Within the walls, the city also holds smaller addresses — the kind that appear in no ranking but are known by the kind of travellers who send letters rather than reviews. A pousada in a converted palace. A family-run house in a quarter where the aqueduct passes overhead and the rooms cost less than an airport hotel in Lisbon and come with a breakfast of local cheese and honey and bread baked the same morning.

Stay at least two nights. One night is enough to see the temple and the chapel and the square. Two nights is enough to understand that Évora is not a city you visit — it is a city you begin to know. The difference matters.

VI. What the City Keeps

Évora will be European Capital of Culture in 2027. This is an honour, and it will bring attention, and the attention will bring the usual accompaniments of attention. It is worth going before. Not because the city will change — it has endured too much to change quickly — but because there is a particular quality to a place before it becomes aware of being looked at.

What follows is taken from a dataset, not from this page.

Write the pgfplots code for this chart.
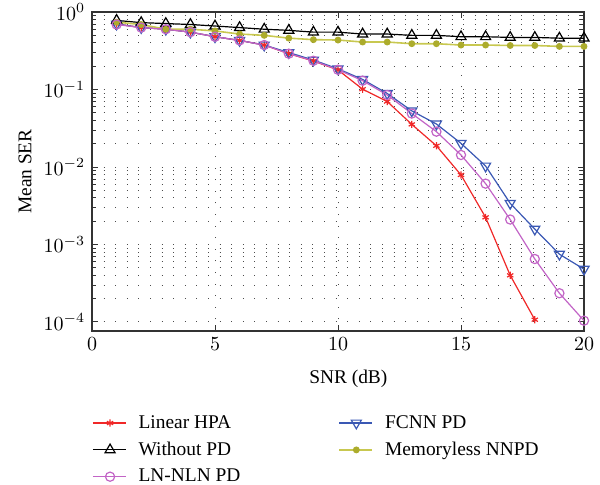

The Roman Temple will still be standing when the coaches have left and the square has emptied and the cats have returned to their preferred positions on the warm stones. The inscription at the chapel door will read the same at dusk as it does at noon. The aqueduct will continue its passage through someone's kitchen wall, indifferent as water, older than patience.

Évora does not ask to be approved of. It has been here longer than approval has mattered. What it offers, quietly, to those who arrive without urgency, is something rarer: the sensation of standing inside time rather than observing it from a comfortable distance.